2. Boil the beets in salted water with the lid askew until they’re very tender when you stick a knife in them about 45 minutes. Drain then rinse the beets with cold water. When cool enough to handle, slip off the peels, cut the beets into chunks, and grind them in a food processor until you get a coarse, yet cohesive, puree. (If you don’t have a food processor, use a cheese grater.)
3. Preheat the oven to 350ºF (180ºC).
In a large bowl set over a pan of barely simmering water, melt the chocolate, stirring as little as possible.
4. Once it’s nearly all melted, turn off the heat (but leave the bowl over the warm water), pour in the hot espresso and stir it once. Then add the butter. Press the butter pieces into the chocolate and allow them to soften without stirring.
5. Sift together the flour, cocoa powder, and baking powder in a separate bowl.
6. Remove the bowl of chocolate from the heat and stir until the butter is melted. Let sit for a few minutes to cool, then stir the egg yolks together and briskly stir them into the melted chocolate mixture. Fold in the beets.
7. In a stand mixer, or by hand, whip the egg whites until stiff. Gradually fold the sugar into the whipped egg whites with a spatula, then fold them into the melted chocolate mixture, being careful not to overmix.

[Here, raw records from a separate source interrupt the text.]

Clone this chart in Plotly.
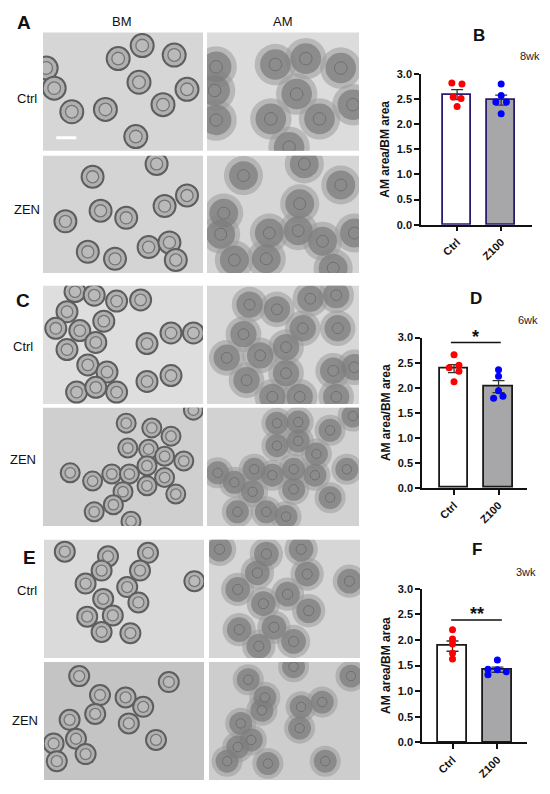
import plotly.graph_objects as go

# ---- bar chart data ----
groups = ["Ctrl", "Z100"]
weeks = ["8wk", "6wk", "3wk"]
panel_letters = ["B", "D", "F"]

means_8wk = [2.59, 2.48]
sem_8wk = [0.10, 0.10]
ctrl_8wk = [2.82, 2.80, 2.54, 2.51, 2.35]
ctrl_8wk_dx = [-0.12, 0.11, -0.09, 0.09, 0.0]
z100_8wk = [2.80, 2.57, 2.44, 2.44, 2.21]
z100_8wk_dx = [0.0, 0.0, -0.12, 0.12, 0.0]

means_6wk = [2.38, 2.02]
sem_6wk = [0.08, 0.12]
ctrl_6wk = [2.66, 2.45, 2.40, 2.33, 2.12]
ctrl_6wk_dx = [0.0, 0.11, -0.11, 0.11, 0.0]
z100_6wk = [2.36, 2.23, 1.94, 1.83, 1.79]
z100_6wk_dx = [0.0, 0.0, 0.0, 0.10, -0.11]

means_3wk = [1.88, 1.42]
sem_3wk = [0.10, 0.05]
ctrl_3wk = [2.20, 2.02, 1.92, 1.74, 1.63]
ctrl_3wk_dx = [0.0, 0.0, 0.0, 0.0, 0.0]
z100_3wk = [1.61, 1.43, 1.42, 1.38, 1.32]
z100_3wk_dx = [0.0, -0.21, 0.0, 0.20, -0.21]

# significance marks: (label, bar height, x start, x end)
sig_6wk = ["*", 2.90, -0.07, 1.05]
sig_3wk = ["**", 2.39, -0.03, 1.10]

# ---- micrograph sketches: spheroid centres (fraction of image width/height) ----
a_bm_ctrl_u = [0.62, 0.47, 0.82, 0.02, 0.07, 0.60, 0.90, 0.18, 0.39, 0.75, 0.58]
a_bm_ctrl_v = [0.89, 0.78, 0.81, 0.70, 0.53, 0.58, 0.52, 0.33, 0.35, 0.39, 0.12]
a_am_ctrl_u = [0.06, 0.05, 0.06, 0.45, 0.65, 0.88, 0.59, 0.42, 0.74, 0.96, 0.54]
a_am_ctrl_v = [0.71, 0.51, 0.26, 0.73, 0.78, 0.70, 0.48, 0.27, 0.27, 0.39, 0.03]
a_bm_zen_u = [0.71, 0.31, 0.90, 0.76, 0.36, 0.52, 0.14, 0.66, 0.79, 0.28, 0.45, 0.83]
a_bm_zen_v = [0.93, 0.82, 0.66, 0.57, 0.53, 0.47, 0.44, 0.22, 0.26, 0.18, 0.12, 0.11]
a_am_zen_u = [0.24, 0.64, 0.88, 0.61, 0.11, 0.09, 0.41, 0.60, 0.76, 0.97, 0.18, 0.39, 0.83]
a_am_zen_v = [0.83, 0.93, 0.75, 0.59, 0.51, 0.33, 0.34, 0.36, 0.27, 0.34, 0.11, 0.12, 0.04]

c_bm_ctrl_u = [0.20, 0.32, 0.46, 0.61, 0.15, 0.08, 0.23, 0.38, 0.33, 0.15,
               0.65, 0.80, 0.94, 0.28, 0.40, 0.46, 0.21, 0.33, 0.65, 0.80]
c_bm_ctrl_v = [0.95, 0.92, 0.87, 0.88, 0.78, 0.64, 0.62, 0.70, 0.52, 0.46,
               0.51, 0.60, 0.60, 0.33, 0.27, 0.10, 0.10, 0.14, 0.19, 0.24]
c_am_ctrl_u = [0.28, 0.46, 0.68, 0.85, 0.24, 0.63, 0.86, 0.13, 0.35,
               0.52, 0.52, 0.26, 0.83, 0.97, 0.43, 0.61, 0.85]
c_am_ctrl_v = [0.84, 0.80, 0.89, 0.92, 0.59, 0.64, 0.64, 0.39, 0.41,
               0.48, 0.26, 0.20, 0.28, 0.31, 0.06, 0.06, 0.06]
c_bm_zen_u = [0.94, 0.52, 0.68, 0.80, 0.53, 0.66, 0.76, 0.88, 0.17, 0.31,
              0.43, 0.54, 0.65, 0.76, 0.65, 0.50, 0.83, 0.44, 0.32, 0.55]
c_bm_zen_v = [0.98, 0.87, 0.83, 0.76, 0.66, 0.65, 0.59, 0.55, 0.45, 0.38,
              0.44, 0.44, 0.51, 0.41, 0.34, 0.29, 0.27, 0.18, 0.12, 0.04]
c_am_zen_u = [0.46, 0.60, 0.81, 0.96, 0.46, 0.60, 0.72, 0.07, 0.18, 0.31,
              0.43, 0.57, 0.57, 0.71, 0.92, 0.81, 0.30, 0.20, 0.39, 0.52]
c_am_zen_v = [0.87, 0.88, 0.81, 0.93, 0.68, 0.72, 0.61, 0.45, 0.37, 0.48,
              0.43, 0.48, 0.31, 0.43, 0.48, 0.24, 0.29, 0.12, 0.12, 0.08]

e_bm_ctrl_u = [0.13, 0.40, 0.65, 0.36, 0.60, 0.26, 0.52, 0.94, 0.37, 0.59, 0.27, 0.43, 0.36, 0.54]
e_bm_ctrl_v = [0.90, 0.86, 0.89, 0.74, 0.74, 0.63, 0.60, 0.65, 0.50, 0.47, 0.35, 0.36, 0.22, 0.21]
e_am_ctrl_u = [0.07, 0.38, 0.61, 0.32, 0.65, 0.19, 0.52, 0.93, 0.36, 0.66, 0.43, 0.20, 0.56, 0.33]
e_am_ctrl_v = [0.92, 0.88, 0.92, 0.72, 0.71, 0.58, 0.54, 0.65, 0.46, 0.40, 0.26, 0.24, 0.14, 0.10]
e_bm_zen_u = [0.22, 0.78, 0.35, 0.51, 0.62, 0.32, 0.16, 0.53, 0.20, 0.70, 0.06, 0.26, 0.08]
e_bm_zen_v = [0.88, 0.83, 0.72, 0.70, 0.62, 0.56, 0.51, 0.48, 0.35, 0.34, 0.31, 0.22, 0.16]
e_am_zen_u = [0.56, 0.26, 0.94, 0.37, 0.35, 0.75, 0.61, 0.21, 0.60, 0.28, 0.19, 0.12, 0.39, 0.77]
e_am_zen_v = [0.96, 0.85, 0.88, 0.70, 0.59, 0.66, 0.62, 0.48, 0.44, 0.34, 0.28, 0.16, 0.14, 0.16]

scale_bar_u = [0.083, 0.208]
scale_bar_v = [0.11, 0.11]

W, H = 550, 794


def px_x(a, b):
    return [a / W, b / W]


def px_y(top, bottom):
    return [1 - bottom / H, 1 - top / H]


fig = go.Figure()

# ---------------- bar charts ----------------
bar_panels = [
    dict(means=means_8wk, sem=sem_8wk, ctrl=ctrl_8wk, cdx=ctrl_8wk_dx, z=z100_8wk, zdx=z100_8wk_dx,
         sig=None, xd=px_x(421, 532), yd=px_y(69, 222), xr=[-0.82, 1.70], edge="#2e1a6e"),
    dict(means=means_6wk, sem=sem_6wk, ctrl=ctrl_6wk, cdx=ctrl_6wk_dx, z=z100_6wk, zdx=z100_6wk_dx,
         sig=sig_6wk, xd=px_x(422, 527), yd=px_y(336.7, 489.3), xr=[-0.72, 1.64], edge="#1a1a1a"),
    dict(means=means_3wk, sem=sem_3wk, ctrl=ctrl_3wk, cdx=ctrl_3wk_dx, z=z100_3wk, zdx=z100_3wk_dx,
         sig=sig_3wk, xd=px_x(422, 527), yd=px_y(591.7, 747.7), xr=[-0.68, 1.66], edge="#1a1a1a"),
]
# letter / age label positions in pixels
letter_pos = [(479, 30), (476, 297), (477, 552)]
age_pos = [(530, 51), (528, 319), (526, 575)]

annotations = []
shapes = []
layout_axes = {}

for i, p in enumerate(bar_panels):
    n = "" if i == 0 else str(i + 1)
    xa, ya = "x" + n, "y" + n
    fig.add_trace(go.Bar(
        x=[0, 1], y=p["means"], width=0.64, xaxis=xa, yaxis=ya,
        marker=dict(color=["white", "#a7a7a9"], line=dict(color=p["edge"], width=1.8)),
        error_y=dict(type="data", array=p["sem"], color="#333333", thickness=1.3, width=6),
        showlegend=False, hoverinfo="skip",
    ))
    fig.add_trace(go.Scatter(
        x=[0 + d for d in p["cdx"]], y=p["ctrl"], mode="markers", xaxis=xa, yaxis=ya,
        marker=dict(color="#ff0000", size=7), showlegend=False, cliponaxis=False,
    ))
    fig.add_trace(go.Scatter(
        x=[1 + d for d in p["zdx"]], y=p["z"], mode="markers", xaxis=xa, yaxis=ya,
        marker=dict(color="#0000ff", size=7), showlegend=False, cliponaxis=False,
    ))
    if p["sig"]:
        label, h, x0, x1 = p["sig"]
        fig.add_trace(go.Scatter(
            x=[x0, x1], y=[h, h], mode="lines", xaxis=xa, yaxis=ya,
            line=dict(color="#111111", width=1.5), showlegend=False, cliponaxis=False,
        ))
        annotations.append(dict(x=(x0 + x1) / 2, y=h, xref=xa, yref=ya, text="<b>" + label + "</b>",
                                showarrow=False, xanchor="center", yanchor="bottom", yshift=-6,
                                font=dict(size=18, color="#111111")))
    layout_axes["xaxis" + n] = dict(
        domain=p["xd"], range=p["xr"], anchor=ya, showline=True, linecolor="#111111", linewidth=1.5,
        tickvals=[0, 1], ticktext=groups, tickangle=-45, ticks="outside", ticklen=5,
        tickwidth=1.5, tickcolor="#111111", showgrid=False, zeroline=False,
        tickfont=dict(size=11, color="#111111", weight="bold"),
    )
    layout_axes["yaxis" + n] = dict(
        domain=p["yd"], range=[0, 3], anchor=xa, showline=True, linecolor="#111111", linewidth=1.5,
        tickvals=[0, 0.5, 1, 1.5, 2, 2.5, 3], tickformat=".1f", ticks="outside", ticklen=5,
        tickwidth=1.5, tickcolor="#111111", showgrid=False, zeroline=False,
        tickfont=dict(size=11, color="#111111", weight="bold"),
        title=dict(text="AM area/BM area", font=dict(size=12, color="#111111", weight="bold"), standoff=5),
    )
    lx, ly = letter_pos[i]
    annotations.append(dict(x=lx / W, y=1 - ly / H, xref="paper", yref="paper",
                            text="<b>" + panel_letters[i] + "</b>", showarrow=False,
                            xanchor="center", yanchor="middle", font=dict(size=17, color="#111111")))
    wx, wy = age_pos[i]
    annotations.append(dict(x=wx / W, y=1 - wy / H, xref="paper", yref="paper", text=weeks[i],
                            showarrow=False, xanchor="center", yanchor="middle",
                            font=dict(size=11, color="#222222")))

# ---------------- micrograph panels ----------------
images = [
    # (u, v, kind, x-domain px, y-domain px, background, spheroid size)
    (a_bm_ctrl_u, a_bm_ctrl_v, "bm", (43, 203), (27, 147), "#d6d6d6", 23),
    (a_am_ctrl_u, a_am_ctrl_v, "am", (207, 359), (27, 147), "#dcdcdc", 36),
    (a_bm_zen_u, a_bm_zen_v, "bm", (43, 203), (152, 271), "#d4d4d4", 22),
    (a_am_zen_u, a_am_zen_v, "am", (207, 359), (152, 271), "#d6d6d6", 34),
    (c_bm_ctrl_u, c_bm_ctrl_v, "bm", (43, 203), (284, 404), "#dedede", 21),
    (c_am_ctrl_u, c_am_ctrl_v, "am", (207, 359), (284, 404), "#d8d8d8", 31),
    (c_bm_zen_u, c_bm_zen_v, "bm", (43, 203), (408, 528), "#cfcfcf", 19),
    (c_am_zen_u, c_am_zen_v, "am", (207, 359), (408, 528), "#d2d2d2", 27),
    (e_bm_ctrl_u, e_bm_ctrl_v, "bm", (44, 204), (542, 662), "#dadada", 20),
    (e_am_ctrl_u, e_am_ctrl_v, "am", (209, 360), (542, 662), "#d6d6d6", 29),
    (e_bm_zen_u, e_bm_zen_v, "bm", (44, 204), (666, 786), "#c4c4c4", 20),
    (e_am_zen_u, e_am_zen_v, "am", (209, 360), (666, 786), "#cdcdcd", 27),
]

for k, (u, v, kind, xd, yd, bg, size) in enumerate(images):
    n = str(k + 4)
    xa, ya = "x" + n, "y" + n
    shapes.append(dict(type="rect", xref=xa + " domain", yref=ya + " domain", x0=0, x1=1, y0=0, y1=1,
                       fillcolor=bg, line=dict(width=0), layer="below"))
    if kind == "bm":
        fig.add_trace(go.Scatter(x=u, y=v, mode="markers", xaxis=xa, yaxis=ya, showlegend=False,
                                 marker=dict(size=size, color="#b0b0b0",
                                             line=dict(color="#5e5e5e", width=2))))
        fig.add_trace(go.Scatter(x=u, y=v, mode="markers", xaxis=xa, yaxis=ya, showlegend=False,
                                 marker=dict(size=size * 0.55, color="#bababa",
                                             line=dict(color="#757575", width=1.3))))
    else:
        fig.add_trace(go.Scatter(x=u, y=v, mode="markers", xaxis=xa, yaxis=ya, showlegend=False,
                                 marker=dict(size=size * 1.15, color="#9a9a9a", opacity=0.55,
                                             line=dict(width=0))))
        fig.add_trace(go.Scatter(x=u, y=v, mode="markers", xaxis=xa, yaxis=ya, showlegend=False,
                                 marker=dict(size=size * 0.85, color="#7d7d7d", opacity=0.75,
                                             line=dict(width=0))))
        fig.add_trace(go.Scatter(x=u, y=v, mode="markers", xaxis=xa, yaxis=ya, showlegend=False,
                                 marker=dict(size=size * 0.35, color="#8c8c8c", opacity=0.8,
                                             line=dict(color="#6a6a6a", width=1))))
    if k == 0:
        fig.add_trace(go.Scatter(x=scale_bar_u, y=scale_bar_v, mode="lines", xaxis=xa, yaxis=ya,
                                 showlegend=False, line=dict(color="white", width=3)))
    ax = dict(range=[0, 1], showgrid=False, zeroline=False, showticklabels=False, ticks="",
              showline=False, fixedrange=True)
    layout_axes["xaxis" + n] = dict(ax, domain=px_x(*xd), anchor=ya)
    layout_axes["yaxis" + n] = dict(ax, domain=px_y(*yd), anchor=xa)

# text labels around micrographs (pixel centres in the reference)
left_labels = [
    ("<b>A</b>", 24, 17, 19), ("BM", 122, 16, 13), ("AM", 283, 16, 13),
    ("Ctrl", 27, 94, 13), ("ZEN", 27, 207, 13),
    ("<b>C</b>", 23, 299, 19), ("Ctrl", 23, 346, 13), ("ZEN", 23, 460, 13),
    ("<b>E</b>", 29, 560, 19), ("Ctrl", 27, 593, 13), ("ZEN", 25, 725, 13),
]
for text, x, y, s in left_labels:
    annotations.append(dict(x=x / W, y=1 - y / H, xref="paper", yref="paper", text=text,
                            showarrow=False, xanchor="center", yanchor="middle",
                            font=dict(size=s, color="#111111")))

fig.update_layout(
    width=W, height=H, margin=dict(l=0, r=0, t=0, b=0),
    paper_bgcolor="white", plot_bgcolor="rgba(0,0,0,0)",
    font=dict(family="Arial, Liberation Sans, sans-serif", color="#111111"),
    showlegend=False, annotations=annotations, shapes=shapes, bargap=0,
    **layout_axes,
)

fig.write_html("out.html", config={"displayModeBar": False},
               post_script="document.body.style.margin='0';")
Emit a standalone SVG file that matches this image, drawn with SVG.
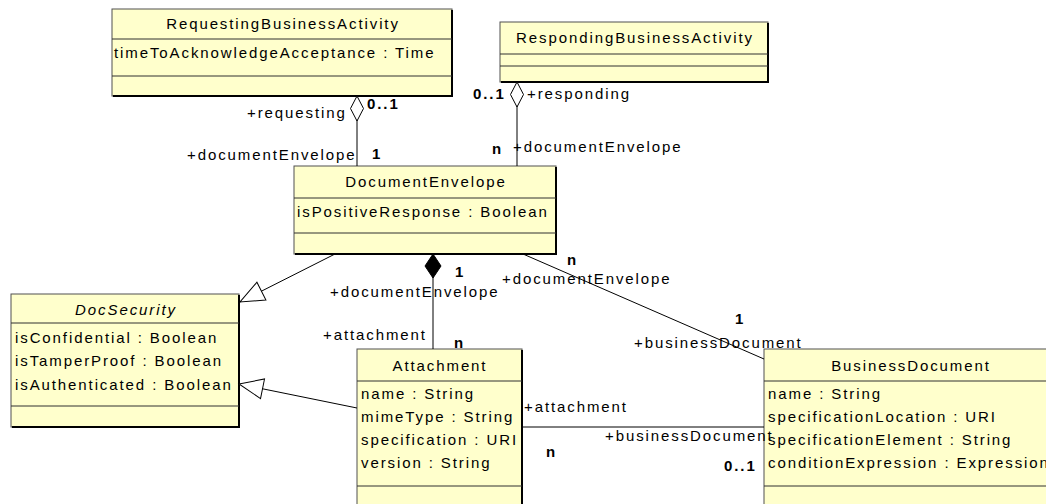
<svg xmlns="http://www.w3.org/2000/svg" width="1046" height="504" viewBox="0 0 1046 504">
<defs>
<style>
.box{fill:#FFFFCC;stroke:#505050;stroke-width:1}
.sh{fill:none;stroke:#000;stroke-width:2}
.dv{stroke:#303030;stroke-width:1}
.t{font-family:"Liberation Sans",Arial,Helvetica,sans-serif;font-size:15px;letter-spacing:1.9px;fill:#000}
.c{text-anchor:middle}
.i{font-style:italic}
.b{font-weight:bold}
.ln{fill:none;stroke:#000;stroke-width:1}
marker{overflow:visible}
</style>
<marker id="agg" markerUnits="userSpaceOnUse" markerWidth="26" markerHeight="14" refX="0" refY="6.5" orient="auto">
<path d="M0,6.5 L12.5,0 L25,6.5 L12.5,13 z" fill="#fff" stroke="#000" stroke-width="1"/>
</marker>
<marker id="comp" markerUnits="userSpaceOnUse" markerWidth="25" markerHeight="17" refX="0" refY="8" orient="auto">
<path d="M0,8 L12,0 L24,8 L12,16 z" fill="#000" stroke="#000" stroke-width="1"/>
</marker>
<marker id="gen" markerUnits="userSpaceOnUse" markerWidth="25" markerHeight="21" refX="24" refY="10" orient="auto">
<path d="M0,0 L24,10 L0,20 z" fill="#fff" stroke="#000" stroke-width="1"/>
</marker>
</defs>
<rect width="1046" height="504" fill="#fff"/>

<g id="RequestingBusinessActivity">
<rect class="box" x="112" y="9" width="340" height="87"/>
<path class="sh" d="M452,10 V96 H113"/>
<line class="dv" x1="112" y1="39" x2="452" y2="39"/>
<line class="dv" x1="112" y1="76" x2="452" y2="76"/>
<text class="t c" x="283" y="29">RequestingBusinessActivity</text>
<text class="t" x="114" y="58">timeToAcknowledgeAcceptance : Time</text>
</g>

<g id="RespondingBusinessActivity">
<rect class="box" x="500" y="22" width="268" height="60"/>
<path class="sh" d="M768,23 V82 H501"/>
<line class="dv" x1="500" y1="54" x2="768" y2="54"/>
<line class="dv" x1="500" y1="66" x2="768" y2="66"/>
<text class="t c" x="635" y="43">RespondingBusinessActivity</text>
</g>

<g id="DocumentEnvelope">
<rect class="box" x="294" y="166" width="262" height="88"/>
<path class="sh" d="M556,167 V254 H295"/>
<line class="dv" x1="294" y1="198" x2="556" y2="198"/>
<line class="dv" x1="294" y1="233" x2="556" y2="233"/>
<text class="t c" x="426" y="187">DocumentEnvelope</text>
<text class="t" x="297" y="217">isPositiveResponse : Boolean</text>
</g>

<g id="DocSecurity">
<rect class="box" x="11" y="294" width="228" height="133"/>
<path class="sh" d="M239,295 V427 H12"/>
<line class="dv" x1="11" y1="323" x2="239" y2="323"/>
<line class="dv" x1="11" y1="406" x2="239" y2="406"/>
<text class="t c i" x="126" y="315">DocSecurity</text>
<text class="t" x="15" y="343">isConfidential : Boolean</text>
<text class="t" x="15" y="366">isTamperProof : Boolean</text>
<text class="t" x="15" y="390">isAuthenticated : Boolean</text>
</g>

<g id="Attachment">
<rect class="box" x="357" y="349" width="165" height="170"/>
<path class="sh" d="M522,350 V519"/>
<line class="dv" x1="357" y1="381" x2="522" y2="381"/>
<line class="dv" x1="357" y1="486" x2="522" y2="486"/>
<text class="t c" x="440" y="371">Attachment</text>
<text class="t" x="361" y="399">name : String</text>
<text class="t" x="361" y="422">mimeType : String</text>
<text class="t" x="361" y="445">specification : URI</text>
<text class="t" x="361" y="468">version : String</text>
</g>

<g id="BusinessDocument">
<rect class="box" x="764" y="349" width="293" height="170"/>
<line class="dv" x1="764" y1="381" x2="1057" y2="381"/>
<line class="dv" x1="764" y1="486" x2="1057" y2="486"/>
<text class="t c" x="911" y="371">BusinessDocument</text>
<text class="t" x="768" y="399">name : String</text>
<text class="t" x="768" y="422">specificationLocation : URI</text>
<text class="t" x="768" y="445">specificationElement : String</text>
<text class="t" x="768" y="468">conditionExpression : Expression</text>
</g>

<g id="connectors">
<path class="ln" d="M357,96 V166" marker-start="url(#agg)"/>
<text class="t" x="247" y="118">+requesting</text>
<text class="t b" x="367" y="109">0..1</text>
<text class="t" x="187" y="160">+documentEnvelope</text>
<text class="t b" x="372" y="159">1</text>

<path class="ln" d="M517,82 V166" marker-start="url(#agg)"/>
<text class="t b" x="473" y="99">0..1</text>
<text class="t" x="527" y="99">+responding</text>
<text class="t b" x="492" y="154">n</text>
<text class="t" x="513" y="152">+documentEnvelope</text>

<path class="ln" d="M433,254 V349" marker-start="url(#comp)"/>
<text class="t b" x="455" y="277">1</text>
<text class="t" x="330" y="297">+documentEnvelope</text>
<text class="t" x="323" y="340">+attachment</text>
<text class="t b" x="454" y="348">n</text>

<path class="ln" d="M523,254 L764,359"/>
<text class="t b" x="567" y="265">n</text>
<text class="t" x="502" y="284">+documentEnvelope</text>
<text class="t b" x="735" y="324">1</text>
<text class="t" x="634" y="348">+businessDocument</text>

<path class="ln" d="M522,427 H764"/>
<text class="t" x="524" y="412">+attachment</text>
<text class="t b" x="546" y="457">n</text>
<text class="t" x="605" y="441">+businessDocument</text>
<text class="t b" x="724" y="471">0..1</text>

<path class="ln" d="M335,254 L240,302" marker-end="url(#gen)"/>
<path class="ln" d="M357,408 L239,384" marker-end="url(#gen)"/>
</g>
</svg>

8. Fold in the flour and cocoa powder.
9. Scrape the batter into the prepared cake pan and reduce the heat of the oven to 325ºF (160ºC), and bake the cake for , or until the sides are just set but the center is still is just a bit wobbly. Do not overbake.
Let cake cool completely, then remove it from the pan.
Serving and storage: This cake tastes better the second day; spread with crème fraîche and sprinkle with poppy seeds shortly before serving. Or serve them alongside.